Reading Rolling Stone Magazine for its journalism is no easy task for anyone who is in the least sanguine about our most important financial and political institutions. Its raging tirades against corporations, multinationals, Wall Street bankers, Republicans and George W. Bush are so bilious that they leave screaming provocateurs like MSNBC’s Keith Olderman in the dust.
So it is quite in keeping that the Magazine has launched its latest anti-establishment jeremiad against the Afghanistan War and done its best to expose Gen. Stanley McChrystal and his staff as sneering insubordinates who have no respect for the army’s civilian commanders.
But reading the same article that led to the General’s downfall, the intention to destroy the general’s career, does not exactly shine through.
In fact, quite the opposite is the case.
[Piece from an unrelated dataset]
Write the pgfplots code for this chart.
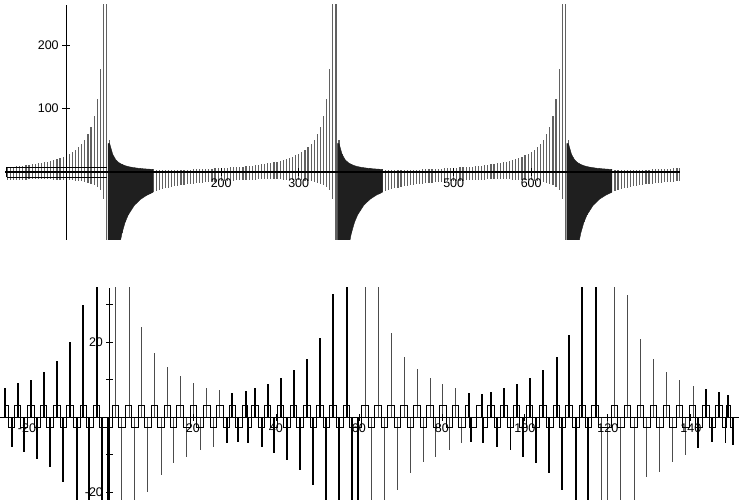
\documentclass[border=0pt]{standalone}
\usepackage{pgfplots}
\pgfplotsset{compat=1.18}
\usepackage{pgfplotstable}
\usepackage{fontspec}
\setmainfont{Liberation Sans}

\pgfplotstableread{
x u l
-76 7.9 -13.1
-72 8.3 -12.9
-68 8.7 -12.6
-64 9.2 -12.4
-60 9.7 -12.2
-56 10.2 -12.0
-52 10.8 -11.8
-48 11.4 -11.6
-44 12.1 -11.5
-40 12.8 -11.3
-36 13.6 -11.2
-32 14.5 -11.3
-28 15.5 -11.4
-24 16.5 -11.6
-20 17.7 -11.7
-16 19.0 -11.9
-12 20.4 -12.0
-8 22.0 -12.2
-4 23.9 -12.4
0 26.1 -12.7
4 28.5 -13.0
8 31.5 -13.3
12 34.9 -13.8
16 39.1 -14.3
20 44.3 -14.9
24 50.9 -15.7
28 59.5 -16.7
32 71.2 -18.1
36 88.2 -20.1
40 114.8 -23.3
44 162.7 -29.0
48 275 -42.3
52 275 -109
56 50.0 -120
60 27.8 -120
64 19.2 -120
68 14.7 -120
72 11.9 -96.2
76 10.0 -79.2
80 8.6 -67.5
84 7.6 -58.9
88 6.8 -52.3
92 6.1 -47.1
96 5.6 -42.9
100 5.1 -39.5
104 4.7 -36.5
108 4.4 -34.1
112 4.1 -31.9
116 3.8 -30.0
120 3.6 -28.4
124 3.4 -27.0
128 3.2 -25.7
132 3.1 -24.5
136 2.9 -23.5
140 2.8 -22.5
144 2.7 -21.6
148 2.6 -20.8
152 2.5 -20.1
156 3.6 -19.4
160 3.8 -18.8
164 4.0 -18.2
168 4.2 -17.7
172 4.4 -17.2
176 4.6 -16.7
180 4.9 -16.3
184 5.1 -15.9
188 5.4 -15.5
192 5.6 -15.2
196 5.9 -14.8
200 6.2 -14.5
204 6.5 -14.2
208 6.8 -13.9
212 7.2 -13.6
216 7.5 -13.4
220 7.9 -13.1
224 8.3 -12.9
228 8.7 -12.6
232 9.2 -12.4
236 9.7 -12.2
240 10.2 -12.0
244 10.8 -11.8
248 11.4 -11.6
252 12.1 -11.5
256 12.8 -11.3
260 13.6 -11.2
264 14.5 -11.3
268 15.5 -11.4
272 16.5 -11.6
276 17.7 -11.7
280 19.0 -11.9
284 20.4 -12.0
288 22.0 -12.2
292 23.9 -12.4
296 26.1 -12.7
300 28.5 -13.0
304 31.5 -13.3
308 34.9 -13.8
312 39.1 -14.3
316 44.3 -14.9
320 50.9 -15.7
324 59.5 -16.7
328 71.2 -18.1
332 88.2 -20.1
336 114.8 -23.3
340 162.7 -29.0
344 275 -42.3
348 275 -109
352 50.0 -120
356 27.8 -120
360 19.2 -120
364 14.7 -120
368 11.9 -96.2
372 10.0 -79.2
376 8.6 -67.5
380 7.6 -58.9
384 6.8 -52.3
388 6.1 -47.1
392 5.6 -42.9
396 5.1 -39.5
400 4.7 -36.5
404 4.4 -34.1
408 4.1 -31.9
412 3.8 -30.0
416 3.6 -28.4
420 3.4 -27.0
424 3.2 -25.7
428 3.1 -24.5
432 2.9 -23.5
436 2.8 -22.5
440 2.7 -21.6
444 2.6 -20.8
448 2.5 -20.1
452 3.6 -19.4
456 3.8 -18.8
460 4.0 -18.2
464 4.2 -17.7
468 4.4 -17.2
472 4.6 -16.7
476 4.9 -16.3
480 5.1 -15.9
484 5.4 -15.5
488 5.6 -15.2
492 5.9 -14.8
496 6.2 -14.5
500 6.5 -14.2
504 6.8 -13.9
508 7.2 -13.6
512 7.5 -13.4
516 7.9 -13.1
520 8.3 -12.9
524 8.7 -12.6
528 9.2 -12.4
532 9.7 -12.2
536 10.2 -12.0
540 10.8 -11.8
544 11.4 -11.6
548 12.1 -11.5
552 12.8 -11.3
556 13.6 -11.2
560 14.5 -11.3
564 15.5 -11.4
568 16.5 -11.6
572 17.7 -11.7
576 19.0 -11.9
580 20.4 -12.0
584 22.0 -12.2
588 23.9 -12.4
592 26.1 -12.7
596 28.5 -13.0
600 31.5 -13.3
604 34.9 -13.8
608 39.1 -14.3
612 44.3 -14.9
616 50.9 -15.7
620 59.5 -16.7
624 71.2 -18.1
628 88.2 -20.1
632 114.8 -23.3
636 162.7 -29.0
640 275 -42.3
644 275 -109
648 50.0 -120
652 27.8 -120
656 19.2 -120
660 14.7 -120
664 11.9 -96.2
668 10.0 -79.2
672 8.6 -67.5
676 7.6 -58.9
680 6.8 -52.3
684 6.1 -47.1
688 5.6 -42.9
692 5.1 -39.5
696 4.7 -36.5
700 4.4 -34.1
704 4.1 -31.9
708 3.8 -30.0
712 3.6 -28.4
716 3.4 -27.0
720 3.2 -25.7
724 3.1 -24.5
728 2.9 -23.5
732 2.8 -22.5
736 2.7 -21.6
740 2.6 -20.8
744 2.5 -20.1
748 3.6 -19.4
752 3.8 -18.8
756 4.0 -18.2
760 4.2 -17.7
764 4.4 -17.2
768 4.6 -16.7
772 4.9 -16.3
776 5.1 -15.9
780 5.4 -15.5
784 5.6 -15.2
788 5.9 -14.8
791 6.2 -14.5
}\toptable

\begin{document}
\begin{tikzpicture}
\useasboundingbox (0,0) rectangle (739pt,503pt);
% ---------------- top panel ----------------
\begin{axis}[
  at={(5pt,263pt)}, anchor=south west, scale only axis,
  width=675pt, height=235pt,
  xmin=-79, xmax=792, ymin=-107, ymax=263,
  axis lines=middle, axis line style={-, line width=1.3pt, black},
  axis on top=true,
  xtick={200,300,500,600}, xticklabels={200,300,500,600},
  ytick={100,200}, yticklabels={100,200},
  tick align=center, major tick length=8pt,
  tick style={line width=0.8pt, black},
  ticklabel style={font=\fontsize{12.5}{14}\selectfont},
  xticklabel style={yshift=1pt},
]
\addplot[ycomb, black!62, line width=1.2pt, no markers] table[x=x, y=u]{\toptable};
\addplot[ycomb, black!62, line width=1.2pt, no markers] table[x=x, y=l]{\toptable};
\addplot[fill=black!88, draw=black!88, line width=0.4pt] coordinates {
 (54,45)(56,45)(60,27.8)(64,19.2)(68,14.7)(72,11.9)(76,10.0)(80,8.6)(84,7.6)(92,6.1)(100,5.1)(112,4.1)
 (112,-31.9)(104,-36.5)(96,-42.9)(88,-52.3)(80,-67.5)(76,-79.2)(72,-96.2)(68,-120)(54,-120)} -- cycle;
\addplot[fill=black!88, draw=black!88, line width=0.4pt] coordinates {
 (350,45)(352,45)(356,27.8)(360,19.2)(364,14.7)(368,11.9)(372,10.0)(376,8.6)(380,7.6)(388,6.1)(396,5.1)(408,4.1)
 (408,-31.9)(400,-36.5)(392,-42.9)(384,-52.3)(376,-67.5)(372,-79.2)(368,-96.2)(364,-120)(350,-120)} -- cycle;
\addplot[fill=black!88, draw=black!88, line width=0.4pt] coordinates {
 (646,45)(648,45)(652,27.8)(656,19.2)(660,14.7)(664,11.9)(668,10.0)(672,8.6)(676,7.6)(684,6.1)(692,5.1)(704,4.1)
 (704,-31.9)(696,-36.5)(688,-42.9)(680,-52.3)(672,-67.5)(668,-79.2)(664,-96.2)(660,-120)(646,-120)} -- cycle;
\addplot[black, line width=0.7pt, no markers] coordinates {(-77,-8)(-77,8)(52,8)};
\addplot[black, line width=0.7pt, no markers] coordinates {(-77,-8)(52,-8)};
\end{axis}
% ---------------- bottom panel ----------------
\begin{axis}[
  at={(0pt,3pt)}, anchor=south west, scale only axis,
  width=739pt, height=212pt,
  xmin=-26.5, xmax=151.6, ymin=-22.1, ymax=34.4,
  axis lines=middle, axis line style={-, line width=1pt, black},
  axis on top=true,
  xtick={-20,20,40,60,80,100,120,140},
  xticklabels={-20,20,40,60,80,100,120,140},
  ytick={-20,-10,10,20,30},
  yticklabels={{-20},{},{},{20},{}},
  tick align=center, major tick length=7pt,
  tick style={line width=0.8pt, black},
  ticklabel style={font=\fontsize{12.5}{14}\selectfont},
]
% thick upward spikes
\addplot[ycomb, black, line width=1.8pt, no markers] coordinates {
 (-25.30,7.7)(-22.24,9)(-19.11,10)(-15.98,12)(-12.84,15)(-9.64,20)(-6.43,30)(-3.20,40)
 (29.47,6.4)(32.70,6.9)(34.94,7.8)(38.00,8.8)(41.13,10.4)(44.27,12.5)(47.40,15.5)(50.60,21)(53.81,32.8)(57.04,40)
 (86.51,6.5)(89.71,6.1)(91.81,6.6)(94.94,7.8)(98.00,8.8)(101.20,10.4)(104.41,12.5)(107.64,16)(110.67,22)(113.81,40)(117.04,40)
 (143.61,7.5)(146.82,6.6)(148.99,5.8)};
% thin upward spikes
\addplot[ycomb, black!70, line width=0.8pt, no markers] coordinates {
 (1.37,40)(4.58,40)(7.64,24)(10.67,17)(13.81,13.4)(16.94,11)(20.07,9)(23.30,7.8)(26.34,7.2)
 (61.45,40)(64.65,40)(67.71,22.4)(70.84,16)(73.98,12.8)(77.11,10.5)(80.17,8.8)(83.37,7.7)
 (121.69,40)(124.75,32.5)(127.95,20.8)(131.01,15.4)(134.14,12)(137.35,10)(140.55,8.4)};
% thick downward spikes
\addplot[ycomb, black, line width=1.8pt, no markers] coordinates {
 (-23.69,-8)(-20.72,-9.4)(-17.52,-11.3)(-14.46,-13.3)(-11.25,-17.3)(-8.02,-30)(-4.99,-30)(-1.86,-30)(-0.41,-30)
 (28.12,-7)(30.92,-6.6)(33.33,-7)(36.55,-8)(39.52,-9.7)(42.58,-11.5)(45.78,-14)(48.99,-18)(52.05,-30)(55.25,-30)(58.39,-30)(59.69,-30)
 (86.92,-6.6)(89.95,-7)(93.37,-8)(96.55,-8.8)(99.59,-10.7)(102.65,-12.3)(105.86,-15)(108.99,-19.5)(112.22,-30)(115.25,-30)
 (141.76,-8.3)(145.14,-6.6)(148.36,-7)(150.19,-7.4)};
% thin downward spikes
\addplot[ycomb, black!70, line width=0.8pt, no markers] coordinates {
 (2.65,-30)(5.86,-30)(9.08,-20)(12.29,-15.5)(15.25,-12.3)(18.48,-10.6)(21.69,-8.8)(24.89,-8)
 (62.89,-30)(66.10,-30)(69.16,-19.5)(72.29,-15)(75.49,-12)(78.55,-10.7)(81.76,-8.8)(84.75,-7)
 (118.48,-30)(119.93,-30)(123.06,-30)(126.27,-30)(129.33,-16)(132.53,-14.7)(135.59,-12)(138.80,-10)};
% square wave
\addplot[const plot mark mid, black, line width=0.8pt, no markers] coordinates {
 (-25.30,3.2)(-23.69,-2.8)(-22.24,3.2)(-20.72,-2.8)(-19.11,3.2)(-17.52,-2.8)(-15.98,3.2)(-14.46,-2.8)
 (-12.84,3.2)(-11.25,-2.8)(-9.64,3.2)(-8.02,-2.8)(-6.43,3.2)(-4.99,-2.8)(-3.20,3.2)(-1.86,-2.8)(-0.41,-2.8)
 (1.37,3.2)(2.65,-2.8)(4.58,3.2)(5.86,-2.8)(7.64,3.2)(9.08,-2.8)(10.67,3.2)(12.29,-2.8)(13.81,3.2)(15.25,-2.8)
 (16.94,3.2)(18.48,-2.8)(20.07,3.2)(21.69,-2.8)(23.30,3.2)(24.89,-2.8)(26.34,3.2)(28.12,-2.8)(29.47,3.2)
 (30.92,-2.8)(32.70,3.2)(33.33,-2.8)(34.94,3.2)(36.55,-2.8)(38.00,3.2)(39.52,-2.8)(41.13,3.2)(42.58,-2.8)
 (44.27,3.2)(45.78,-2.8)(47.40,3.2)(48.99,-2.8)(50.60,3.2)(52.05,-2.8)(53.81,3.2)(55.25,-2.8)(57.04,3.2)
 (58.39,-2.8)(59.69,-2.8)(61.45,3.2)(62.89,-2.8)(64.65,3.2)(66.10,-2.8)(67.71,3.2)(69.16,-2.8)(70.84,3.2)
 (72.29,-2.8)(73.98,3.2)(75.49,-2.8)(77.11,3.2)(78.55,-2.8)(80.17,3.2)(81.76,-2.8)(83.37,3.2)(84.75,-2.8)
 (86.51,3.2)(86.92,-2.8)(89.71,3.2)(89.95,-2.8)(91.81,3.2)(93.37,-2.8)(94.94,3.2)(96.55,-2.8)(98.00,3.2)
 (99.59,-2.8)(101.20,3.2)(102.65,-2.8)(104.41,3.2)(105.86,-2.8)(107.64,3.2)(108.99,-2.8)(110.67,3.2)
 (112.22,-2.8)(113.81,3.2)(115.25,-2.8)(117.04,3.2)(118.48,-2.8)(119.93,-2.8)(121.69,3.2)(123.06,-2.8)
 (124.75,3.2)(126.27,-2.8)(127.95,3.2)(129.33,-2.8)(131.01,3.2)(132.53,-2.8)(134.14,3.2)(135.59,-2.8)
 (137.35,3.2)(138.80,-2.8)(140.55,3.2)(141.76,-2.8)(143.61,3.2)(145.14,-2.8)(146.82,3.2)(148.36,-2.8)
 (148.99,3.2)(150.19,-2.8)};
\end{axis}
\end{tikzpicture}
\end{document}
The article is a competent examination of army leadership during war time and a portrait of the century’s long disconnect between civilian commanders – in -chief and generals in the field.
Stanley McChrystal was, after all, not the first military man to express frustration with civilian leaders in Washington.
George Washington did son during the Revolutionary War; George McClellan did so to Abraham Lincoln during the Civil War; General ” Black Jack” Pershing criticized Woodrow Wilson in the First World War and Douglas McArthur did the same to Harry Truman in Korea.
Generals become exasperated with the failures of the civilian command to understand or appreciate military strategy and to consider diplomatic or political considerations before military ones.
We shouldn’t forget how difficult it is to convey the seriousness of any given military situation without actually seeing the situation on the ground.
For this reason Winston Churchill, who had served several periods in the army during war time, made a point of traveling regularly to the front (particularly after the invasion of Normandy), in order to confer directly with his generals about the war’s progress. Adolf Hitler spent most of the Second World War in a bunker complex on the Eastern Front, so determined was he to remain close to the action.
In Stanley McChrytal’s case, it was only a few words – references to the incompetence of the civilian command in the persons of the Ambassador to Afghanistan, the Vice President and the President – but those same impressions are almost certainly on the mind of most of the American servicemen in that country. This should be no wonder since they are repeatedly told that that they can not undertake such and such an action, lest it bring about severe political consequences.
This is made no clearer than in the The Last 600 Meters – a documentary AFA screened last Sunday. In its portrayal of the Battles for Fallujah and Najaf in 2004, the two deadliest battles of the Iraqi War, soldiers who fought in the battles, report themselves as mystified by the decisions of the civilian commanders to shackle them and forbid advances which could have eliminated significant strategic threats to the stability of Iraq. In one instance, the Mahdi Militia is cornered and about to be annihilated, ( removing a significant threat to American and Iraqi lives), when an order emerges from Washington, via Paul Bremer, to withdraw.
The soldiers are shown to be completely exasperated by the order and it is only explained to them well after the fact that the damage to Iraqi infrastructure and the loss of civilian life in the towns has forced upon the politicians a reconsidered approach.
Since the far off days of Julius Caesar, civilian commanders have been wary of the runaway general in the field, who arrogates to himself all decision making. The fear of a general drunk on power, without sufficient restraints and respect for his own commanders, is an abiding concern of all democracies.
But we should not forget that while a professional army in a republic such as ours works for us and is there to do our bidding, a commander-in-chief such as Barack Obama, who comes to the job with less experience than any President in history, should learn better when to defer to his men in the field, invest a measure of faith in their experience and acumen and treat their military decisions with respect.
No, they should not have to tolerate open insubordination or publicly expressed contempt. But at the same time they should have the humility to understand that the vital success of a military mission rests on the clear eyed vision of men in the field and there will never be a substitute for that bird’s eye view.